(Rows from a dataset of charts and code)
******************************
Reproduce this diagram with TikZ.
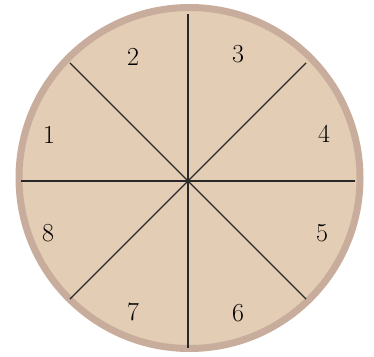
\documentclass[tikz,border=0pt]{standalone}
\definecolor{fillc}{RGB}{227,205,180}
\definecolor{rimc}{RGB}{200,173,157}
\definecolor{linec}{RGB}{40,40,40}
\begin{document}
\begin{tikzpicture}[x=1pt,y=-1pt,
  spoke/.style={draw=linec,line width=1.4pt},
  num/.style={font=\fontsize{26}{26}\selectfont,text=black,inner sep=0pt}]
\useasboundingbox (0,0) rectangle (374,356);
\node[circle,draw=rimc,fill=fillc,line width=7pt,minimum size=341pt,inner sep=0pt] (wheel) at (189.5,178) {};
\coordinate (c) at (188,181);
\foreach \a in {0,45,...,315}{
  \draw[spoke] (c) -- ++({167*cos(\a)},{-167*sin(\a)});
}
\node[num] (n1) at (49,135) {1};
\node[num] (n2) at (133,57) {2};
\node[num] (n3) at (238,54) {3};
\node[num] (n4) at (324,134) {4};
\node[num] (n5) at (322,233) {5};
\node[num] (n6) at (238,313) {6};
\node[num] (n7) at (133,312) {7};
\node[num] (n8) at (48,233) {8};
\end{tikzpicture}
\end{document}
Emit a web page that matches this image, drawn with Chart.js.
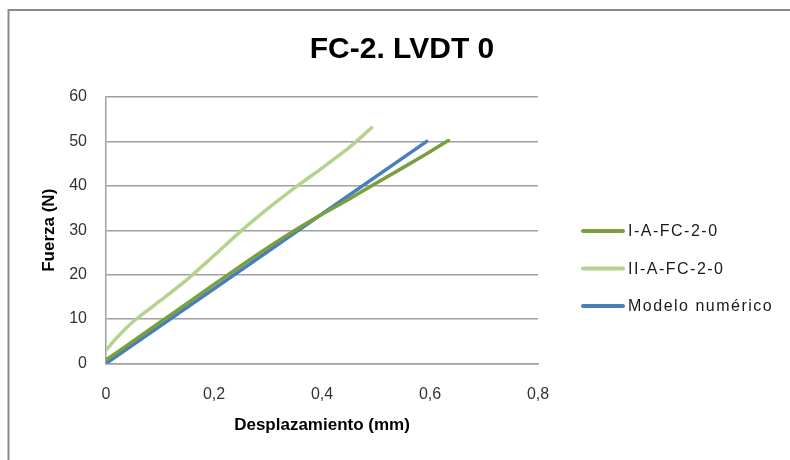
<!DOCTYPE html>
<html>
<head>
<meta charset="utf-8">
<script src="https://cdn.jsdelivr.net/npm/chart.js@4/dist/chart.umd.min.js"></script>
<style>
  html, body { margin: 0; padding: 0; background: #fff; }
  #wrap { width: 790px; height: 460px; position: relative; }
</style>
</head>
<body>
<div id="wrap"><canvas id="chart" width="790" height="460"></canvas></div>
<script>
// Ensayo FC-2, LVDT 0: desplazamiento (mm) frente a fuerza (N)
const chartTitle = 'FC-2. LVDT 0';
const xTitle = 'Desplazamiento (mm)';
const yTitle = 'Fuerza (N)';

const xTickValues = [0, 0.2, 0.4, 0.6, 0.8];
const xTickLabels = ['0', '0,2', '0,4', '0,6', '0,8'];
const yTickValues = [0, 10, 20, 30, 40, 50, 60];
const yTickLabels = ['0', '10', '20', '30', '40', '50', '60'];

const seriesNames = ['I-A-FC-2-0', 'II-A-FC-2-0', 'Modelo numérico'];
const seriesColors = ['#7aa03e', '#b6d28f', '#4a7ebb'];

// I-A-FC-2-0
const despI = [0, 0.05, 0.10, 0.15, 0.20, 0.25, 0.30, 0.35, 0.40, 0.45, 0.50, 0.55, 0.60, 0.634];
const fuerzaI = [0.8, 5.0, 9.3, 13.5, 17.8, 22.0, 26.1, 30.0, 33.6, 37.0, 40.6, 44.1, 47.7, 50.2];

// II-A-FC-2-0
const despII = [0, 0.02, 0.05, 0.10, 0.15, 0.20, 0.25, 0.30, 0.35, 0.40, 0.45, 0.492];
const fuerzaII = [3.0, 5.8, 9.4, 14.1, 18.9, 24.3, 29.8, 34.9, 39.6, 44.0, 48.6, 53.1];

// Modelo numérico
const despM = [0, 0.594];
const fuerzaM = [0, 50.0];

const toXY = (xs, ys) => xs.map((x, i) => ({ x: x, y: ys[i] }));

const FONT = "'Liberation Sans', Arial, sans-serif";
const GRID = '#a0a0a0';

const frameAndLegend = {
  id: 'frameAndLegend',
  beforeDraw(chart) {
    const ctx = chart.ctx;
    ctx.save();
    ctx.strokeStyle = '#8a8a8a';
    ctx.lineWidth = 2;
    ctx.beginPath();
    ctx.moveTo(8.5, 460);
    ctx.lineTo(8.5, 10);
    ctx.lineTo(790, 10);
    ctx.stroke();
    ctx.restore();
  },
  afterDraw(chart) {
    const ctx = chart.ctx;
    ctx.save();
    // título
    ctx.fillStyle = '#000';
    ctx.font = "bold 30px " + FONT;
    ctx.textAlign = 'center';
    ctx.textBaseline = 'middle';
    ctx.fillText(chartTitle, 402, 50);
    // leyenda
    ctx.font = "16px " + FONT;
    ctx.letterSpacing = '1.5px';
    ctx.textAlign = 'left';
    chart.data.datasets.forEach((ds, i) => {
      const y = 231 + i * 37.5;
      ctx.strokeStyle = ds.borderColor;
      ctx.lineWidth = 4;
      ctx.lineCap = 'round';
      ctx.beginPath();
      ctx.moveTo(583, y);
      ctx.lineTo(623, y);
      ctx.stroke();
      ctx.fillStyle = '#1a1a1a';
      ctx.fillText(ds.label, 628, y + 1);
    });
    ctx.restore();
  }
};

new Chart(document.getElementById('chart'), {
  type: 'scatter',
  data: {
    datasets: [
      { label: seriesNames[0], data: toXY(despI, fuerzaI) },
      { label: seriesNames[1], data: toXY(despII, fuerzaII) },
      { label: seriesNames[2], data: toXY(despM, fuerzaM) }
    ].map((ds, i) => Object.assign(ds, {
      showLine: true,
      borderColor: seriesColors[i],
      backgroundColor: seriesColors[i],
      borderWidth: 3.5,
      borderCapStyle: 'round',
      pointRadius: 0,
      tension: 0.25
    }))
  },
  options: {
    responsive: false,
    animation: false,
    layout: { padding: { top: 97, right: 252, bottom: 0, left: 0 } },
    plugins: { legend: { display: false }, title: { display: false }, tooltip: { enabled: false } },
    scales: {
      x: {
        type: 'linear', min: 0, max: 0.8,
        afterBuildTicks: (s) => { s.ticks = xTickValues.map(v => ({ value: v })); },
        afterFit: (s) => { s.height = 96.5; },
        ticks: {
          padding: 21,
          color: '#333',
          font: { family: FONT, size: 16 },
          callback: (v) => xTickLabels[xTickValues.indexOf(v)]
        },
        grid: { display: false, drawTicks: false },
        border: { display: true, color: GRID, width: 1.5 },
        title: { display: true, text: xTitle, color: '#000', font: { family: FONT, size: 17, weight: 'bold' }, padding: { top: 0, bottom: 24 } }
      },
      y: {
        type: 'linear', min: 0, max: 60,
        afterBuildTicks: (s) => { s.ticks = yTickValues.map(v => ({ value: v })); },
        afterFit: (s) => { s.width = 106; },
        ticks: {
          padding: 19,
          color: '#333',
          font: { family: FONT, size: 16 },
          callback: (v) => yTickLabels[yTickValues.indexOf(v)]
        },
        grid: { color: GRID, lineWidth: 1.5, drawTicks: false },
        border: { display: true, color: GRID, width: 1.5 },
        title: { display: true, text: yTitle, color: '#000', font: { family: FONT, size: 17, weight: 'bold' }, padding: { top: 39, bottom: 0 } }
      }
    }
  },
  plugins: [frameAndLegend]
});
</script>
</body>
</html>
******************************
EXERCISE TASK => Exactly the lines starting at the line containing "Emit a web page" and ending at the line containing "44.1, 47.7, 50.2];" should be transcribed, both included; omit the pictures.

FULL RESPONSE =>
Emit a web page that matches this image, drawn with Chart.js.
<!DOCTYPE html>
<html>
<head>
<meta charset="utf-8">
<script src="https://cdn.jsdelivr.net/npm/chart.js@4/dist/chart.umd.min.js"></script>
<style>
  html, body { margin: 0; padding: 0; background: #fff; }
  #wrap { width: 790px; height: 460px; position: relative; }
</style>
</head>
<body>
<div id="wrap"><canvas id="chart" width="790" height="460"></canvas></div>
<script>
// Ensayo FC-2, LVDT 0: desplazamiento (mm) frente a fuerza (N)
const chartTitle = 'FC-2. LVDT 0';
const xTitle = 'Desplazamiento (mm)';
const yTitle = 'Fuerza (N)';

const xTickValues = [0, 0.2, 0.4, 0.6, 0.8];
const xTickLabels = ['0', '0,2', '0,4', '0,6', '0,8'];
const yTickValues = [0, 10, 20, 30, 40, 50, 60];
const yTickLabels = ['0', '10', '20', '30', '40', '50', '60'];

const seriesNames = ['I-A-FC-2-0', 'II-A-FC-2-0', 'Modelo numérico'];
const seriesColors = ['#7aa03e', '#b6d28f', '#4a7ebb'];

// I-A-FC-2-0
const despI = [0, 0.05, 0.10, 0.15, 0.20, 0.25, 0.30, 0.35, 0.40, 0.45, 0.50, 0.55, 0.60, 0.634];
const fuerzaI = [0.8, 5.0, 9.3, 13.5, 17.8, 22.0, 26.1, 30.0, 33.6, 37.0, 40.6, 44.1, 47.7, 50.2];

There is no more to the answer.